■ **Dataset section**
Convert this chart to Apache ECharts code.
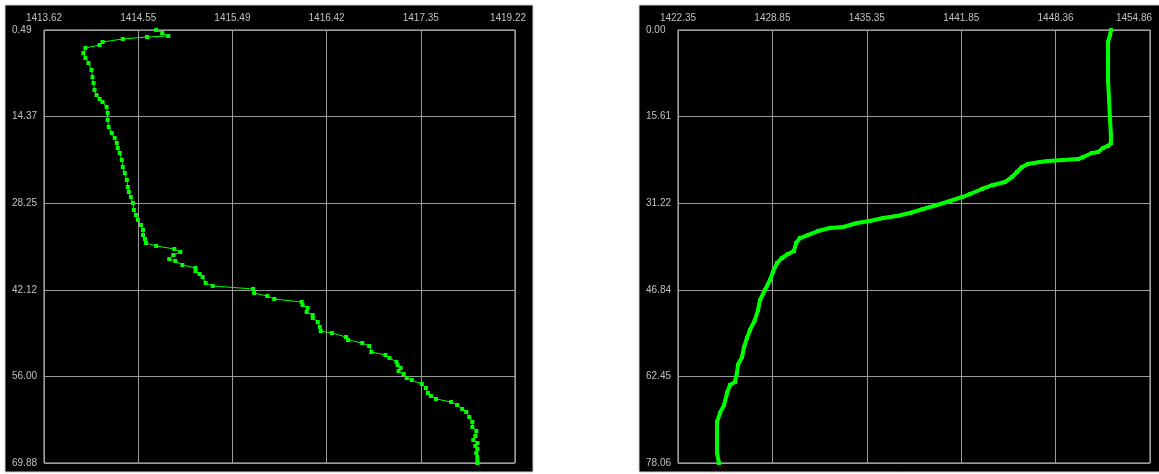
<!DOCTYPE html>
<html><head><meta charset="utf-8">
<script src="https://cdn.jsdelivr.net/npm/echarts@6/dist/echarts.min.js"></script>
<style>html,body{margin:0;padding:0;background:#fff;}#c{width:1159px;height:474px;}</style>
</head><body><div id="c"></div>
<script>
// Left profile
var leftXLabels = ['1413.62','1414.55','1415.49','1416.42','1417.35','1419.22'];
var leftYLabels = ['0.49','14.37','28.25','42.12','56.00','69.88'];
var leftX = [1414.73,1414.79,1414.85,1414.64,1414.40,1414.20,1414.17,1414.03,1414.01,1414.03,1414.06,1414.09,1414.10,1414.11,1414.12,1414.14,1414.17,1414.20,1414.24,1414.25,1414.25,1414.26,1414.29,1414.32,1414.34,1414.35,1414.37,1414.39,1414.40,1414.42,1414.44,1414.45,1414.46,1414.48,1414.50,1414.51,1414.53,1414.55,1414.58,1414.60,1414.60,1414.62,1414.63,1414.73,1414.91,1414.97,1414.90,1414.86,1414.92,1414.99,1415.12,1415.12,1415.16,1415.19,1415.22,1415.29,1415.69,1415.70,1415.83,1415.90,1416.17,1416.18,1416.23,1416.22,1416.28,1416.28,1416.33,1416.35,1416.36,1416.47,1416.61,1416.63,1416.77,1416.84,1416.86,1417.00,1417.04,1417.11,1417.12,1417.15,1417.13,1417.18,1417.21,1417.26,1417.36,1417.40,1417.42,1417.45,1417.50,1417.65,1417.71,1417.76,1417.80,1417.83,1417.86,1417.86,1417.90,1417.89,1417.87,1417.91,1417.89,1417.91,1417.90,1417.91,1417.91,1417.91];
var leftDepth = [0.49,0.97,1.45,1.61,1.93,2.41,2.89,3.37,4.18,4.98,5.78,6.90,8.02,8.98,10.11,10.91,11.55,12.03,12.83,13.79,14.91,16.03,17.00,17.80,18.60,19.40,20.20,21.32,22.44,23.41,24.53,25.65,26.45,27.25,28.21,29.34,30.14,30.94,31.74,32.54,33.34,33.98,34.62,35.10,35.58,36.07,36.55,37.19,37.51,38.15,38.63,39.11,39.59,40.07,41.03,41.51,41.99,42.64,43.12,43.60,44.08,44.56,45.04,45.68,46.16,46.64,47.28,48.08,48.73,49.05,49.69,50.17,50.65,51.13,52.09,52.57,53.05,53.69,54.17,54.65,55.14,55.62,56.26,56.58,57.22,57.86,58.66,59.14,59.62,60.10,60.58,61.22,61.71,62.51,63.31,64.11,64.75,65.55,66.19,66.67,67.15,67.63,68.28,68.92,69.56,69.88];
// Right profile
var rightXLabels = ['1422.35','1428.85','1435.35','1441.85','1448.36','1454.86'];
var rightYLabels = ['0.00','15.61','31.22','46.84','62.45','78.06'];
var rightX = [1452.17,1452.11,1451.97,1451.97,1451.97,1452.04,1452.11,1452.17,1452.17,1451.97,1451.62,1451.28,1450.87,1450.25,1449.90,1448.87,1447.84,1447.28,1446.46,1446.04,1445.70,1445.36,1444.87,1444.05,1443.29,1442.46,1441.91,1441.09,1440.19,1439.23,1438.33,1437.43,1436.47,1435.57,1434.68,1433.72,1432.82,1431.99,1431.30,1430.75,1430.48,1430.34,1429.93,1429.51,1429.17,1428.89,1428.69,1428.34,1428.00,1427.86,1427.65,1427.31,1427.10,1426.90,1426.76,1426.48,1426.41,1426.28,1425.93,1425.73,1425.52,1425.24,1425.04,1425.04,1425.04,1425.04,1425.17];
var rightDepth = [0.00,0.90,2.16,5.41,9.01,12.62,16.23,18.93,20.37,20.91,21.27,21.99,22.17,22.90,23.26,23.44,23.62,23.80,24.16,24.70,25.60,26.50,27.40,27.94,28.66,29.57,30.11,30.83,31.55,32.27,32.99,33.53,33.89,34.43,34.79,35.52,35.70,36.24,36.96,37.50,38.40,39.84,40.38,41.10,42.01,43.63,45.07,46.87,48.68,50.48,52.28,54.08,55.53,57.15,58.95,60.39,61.84,63.46,64.00,65.44,67.61,69.05,70.67,72.65,74.46,76.26,78.06];

function pairs(xs, ys){ return xs.map(function(x,i){ return [x, ys[i]]; }); }
function ticks(labels){ var n=labels.map(Number); return {min:n[0], interval:(n[4]-n[0])/4}; }

var lx = ticks(leftXLabels), ly = {min:0.49, interval:13.878};
var rx = {min:1422.35, interval:6.502}, ry = {min:0, interval:15.612};

var labelStyle = {color:'#c0c0c0', fontSize:10, fontFamily:'Liberation Sans, Arial, sans-serif'};
function fmt(labels, t, lastPad){
  return function(v){ var i=Math.round((v-t.min)/t.interval); var s=labels[i]||''; return (i===5 && lastPad)? '{l|'+s+'}' : s; };
}
function xAxis(gi, labels, t, pad){
  return {type:'value', gridIndex:gi, position:'top', min:t.min, max:t.min+5*t.interval, interval:t.interval,
    axisLine:{show:false}, axisTick:{show:false},
    splitLine:{show:true, lineStyle:{color:'#9c9c9c', width:1}},
    axisLabel:Object.assign({margin:7, showMinLabel:true, showMaxLabel:true, formatter:fmt(labels,t,true),
      rich:{l:Object.assign({padding:[0,pad,0,0]}, labelStyle)}}, labelStyle)};
}
function yAxis(gi, labels, t){
  return {type:'value', gridIndex:gi, inverse:true, min:t.min, max:t.min+5*t.interval, interval:t.interval,
    axisLine:{show:false}, axisTick:{show:false},
    splitLine:{show:true, lineStyle:{color:'#9c9c9c', width:1}},
    axisLabel:Object.assign({margin:32, align:'left', showMinLabel:true, showMaxLabel:true, formatter:fmt(labels,t,false)}, labelStyle)};
}

var chart = echarts.init(document.getElementById('c'), null, {renderer:'canvas'});
chart.setOption({
  animation:false,
  backgroundColor:'#ffffff',
  graphic:[
    {type:'rect', z:-10, shape:{x:5,y:5,width:528,height:467}, style:{fill:'#000', stroke:'#d0d0d0', lineWidth:1}},
    {type:'rect', z:-10, shape:{x:639,y:5,width:521,height:467}, style:{fill:'#000', stroke:'#d0d0d0', lineWidth:1}}
  ],
  grid:[
    {left:44, top:30, width:471, height:433, show:true, borderColor:'#c8c8c8', borderWidth:1, backgroundColor:'transparent'},
    {left:678, top:30, width:472, height:433, show:true, borderColor:'#c8c8c8', borderWidth:1, backgroundColor:'transparent'}
  ],
  xAxis:[xAxis(0, leftXLabels, lx, 14), xAxis(1, rightXLabels, rx, 32)],
  yAxis:[yAxis(0, leftYLabels, ly), yAxis(1, rightYLabels, ry)],
  series:[
    {type:'line', xAxisIndex:0, yAxisIndex:0, data:pairs(leftX, leftDepth), symbol:'rect', symbolSize:4, showSymbol:true,
      lineStyle:{color:'#00ff00', width:1}, itemStyle:{color:'#00ff00'}, clip:false},
    {type:'line', xAxisIndex:1, yAxisIndex:1, data:pairs(rightX, rightDepth), symbol:'rect', symbolSize:4, showSymbol:true,
      lineStyle:{color:'#00ff00', width:4}, itemStyle:{color:'#00ff00'}, clip:false}
  ]
});
</script></body></html>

■ **Directions**
Reproduce the whole listing exactly, but not the images in it.

■ **Completed exercise**
Convert this chart to Apache ECharts code.
<!DOCTYPE html>
<html><head><meta charset="utf-8">
<script src="https://cdn.jsdelivr.net/npm/echarts@6/dist/echarts.min.js"></script>
<style>html,body{margin:0;padding:0;background:#fff;}#c{width:1159px;height:474px;}</style>
</head><body><div id="c"></div>
<script>
// Left profile
var leftXLabels = ['1413.62','1414.55','1415.49','1416.42','1417.35','1419.22'];
var leftYLabels = ['0.49','14.37','28.25','42.12','56.00','69.88'];
var leftX = [1414.73,1414.79,1414.85,1414.64,1414.40,1414.20,1414.17,1414.03,1414.01,1414.03,1414.06,1414.09,1414.10,1414.11,1414.12,1414.14,1414.17,1414.20,1414.24,1414.25,1414.25,1414.26,1414.29,1414.32,1414.34,1414.35,1414.37,1414.39,1414.40,1414.42,1414.44,1414.45,1414.46,1414.48,1414.50,1414.51,1414.53,1414.55,1414.58,1414.60,1414.60,1414.62,1414.63,1414.73,1414.91,1414.97,1414.90,1414.86,1414.92,1414.99,1415.12,1415.12,1415.16,1415.19,1415.22,1415.29,1415.69,1415.70,1415.83,1415.90,1416.17,1416.18,1416.23,1416.22,1416.28,1416.28,1416.33,1416.35,1416.36,1416.47,1416.61,1416.63,1416.77,1416.84,1416.86,1417.00,1417.04,1417.11,1417.12,1417.15,1417.13,1417.18,1417.21,1417.26,1417.36,1417.40,1417.42,1417.45,1417.50,1417.65,1417.71,1417.76,1417.80,1417.83,1417.86,1417.86,1417.90,1417.89,1417.87,1417.91,1417.89,1417.91,1417.90,1417.91,1417.91,1417.91];
var leftDepth = [0.49,0.97,1.45,1.61,1.93,2.41,2.89,3.37,4.18,4.98,5.78,6.90,8.02,8.98,10.11,10.91,11.55,12.03,12.83,13.79,14.91,16.03,17.00,17.80,18.60,19.40,20.20,21.32,22.44,23.41,24.53,25.65,26.45,27.25,28.21,29.34,30.14,30.94,31.74,32.54,33.34,33.98,34.62,35.10,35.58,36.07,36.55,37.19,37.51,38.15,38.63,39.11,39.59,40.07,41.03,41.51,41.99,42.64,43.12,43.60,44.08,44.56,45.04,45.68,46.16,46.64,47.28,48.08,48.73,49.05,49.69,50.17,50.65,51.13,52.09,52.57,53.05,53.69,54.17,54.65,55.14,55.62,56.26,56.58,57.22,57.86,58.66,59.14,59.62,60.10,60.58,61.22,61.71,62.51,63.31,64.11,64.75,65.55,66.19,66.67,67.15,67.63,68.28,68.92,69.56,69.88];
// Right profile
var rightXLabels = ['1422.35','1428.85','1435.35','1441.85','1448.36','1454.86'];
var rightYLabels = ['0.00','15.61','31.22','46.84','62.45','78.06'];
var rightX = [1452.17,1452.11,1451.97,1451.97,1451.97,1452.04,1452.11,1452.17,1452.17,1451.97,1451.62,1451.28,1450.87,1450.25,1449.90,1448.87,1447.84,1447.28,1446.46,1446.04,1445.70,1445.36,1444.87,1444.05,1443.29,1442.46,1441.91,1441.09,1440.19,1439.23,1438.33,1437.43,1436.47,1435.57,1434.68,1433.72,1432.82,1431.99,1431.30,1430.75,1430.48,1430.34,1429.93,1429.51,1429.17,1428.89,1428.69,1428.34,1428.00,1427.86,1427.65,1427.31,1427.10,1426.90,1426.76,1426.48,1426.41,1426.28,1425.93,1425.73,1425.52,1425.24,1425.04,1425.04,1425.04,1425.04,1425.17];
var rightDepth = [0.00,0.90,2.16,5.41,9.01,12.62,16.23,18.93,20.37,20.91,21.27,21.99,22.17,22.90,23.26,23.44,23.62,23.80,24.16,24.70,25.60,26.50,27.40,27.94,28.66,29.57,30.11,30.83,31.55,32.27,32.99,33.53,33.89,34.43,34.79,35.52,35.70,36.24,36.96,37.50,38.40,39.84,40.38,41.10,42.01,43.63,45.07,46.87,48.68,50.48,52.28,54.08,55.53,57.15,58.95,60.39,61.84,63.46,64.00,65.44,67.61,69.05,70.67,72.65,74.46,76.26,78.06];

function pairs(xs, ys){ return xs.map(function(x,i){ return [x, ys[i]]; }); }
function ticks(labels){ var n=labels.map(Number); return {min:n[0], interval:(n[4]-n[0])/4}; }

var lx = ticks(leftXLabels), ly = {min:0.49, interval:13.878};
var rx = {min:1422.35, interval:6.502}, ry = {min:0, interval:15.612};

var labelStyle = {color:'#c0c0c0', fontSize:10, fontFamily:'Liberation Sans, Arial, sans-serif'};
function fmt(labels, t, lastPad){
  return function(v){ var i=Math.round((v-t.min)/t.interval); var s=labels[i]||''; return (i===5 && lastPad)? '{l|'+s+'}' : s; };
}
function xAxis(gi, labels, t, pad){
  return {type:'value', gridIndex:gi, position:'top', min:t.min, max:t.min+5*t.interval, interval:t.interval,
    axisLine:{show:false}, axisTick:{show:false},
    splitLine:{show:true, lineStyle:{color:'#9c9c9c', width:1}},
    axisLabel:Object.assign({margin:7, showMinLabel:true, showMaxLabel:true, formatter:fmt(labels,t,true),
      rich:{l:Object.assign({padding:[0,pad,0,0]}, labelStyle)}}, labelStyle)};
}
function yAxis(gi, labels, t){
  return {type:'value', gridIndex:gi, inverse:true, min:t.min, max:t.min+5*t.interval, interval:t.interval,
    axisLine:{show:false}, axisTick:{show:false},
    splitLine:{show:true, lineStyle:{color:'#9c9c9c', width:1}},
    axisLabel:Object.assign({margin:32, align:'left', showMinLabel:true, showMaxLabel:true, formatter:fmt(labels,t,false)}, labelStyle)};
}

var chart = echarts.init(document.getElementById('c'), null, {renderer:'canvas'});
chart.setOption({
  animation:false,
  backgroundColor:'#ffffff',
  graphic:[
    {type:'rect', z:-10, shape:{x:5,y:5,width:528,height:467}, style:{fill:'#000', stroke:'#d0d0d0', lineWidth:1}},
    {type:'rect', z:-10, shape:{x:639,y:5,width:521,height:467}, style:{fill:'#000', stroke:'#d0d0d0', lineWidth:1}}
  ],
  grid:[
    {left:44, top:30, width:471, height:433, show:true, borderColor:'#c8c8c8', borderWidth:1, backgroundColor:'transparent'},
    {left:678, top:30, width:472, height:433, show:true, borderColor:'#c8c8c8', borderWidth:1, backgroundColor:'transparent'}
  ],
  xAxis:[xAxis(0, leftXLabels, lx, 14), xAxis(1, rightXLabels, rx, 32)],
  yAxis:[yAxis(0, leftYLabels, ly), yAxis(1, rightYLabels, ry)],
  series:[
    {type:'line', xAxisIndex:0, yAxisIndex:0, data:pairs(leftX, leftDepth), symbol:'rect', symbolSize:4, showSymbol:true,
      lineStyle:{color:'#00ff00', width:1}, itemStyle:{color:'#00ff00'}, clip:false},
    {type:'line', xAxisIndex:1, yAxisIndex:1, data:pairs(rightX, rightDepth), symbol:'rect', symbolSize:4, showSymbol:true,
      lineStyle:{color:'#00ff00', width:4}, itemStyle:{color:'#00ff00'}, clip:false}
  ]
});
</script></body></html>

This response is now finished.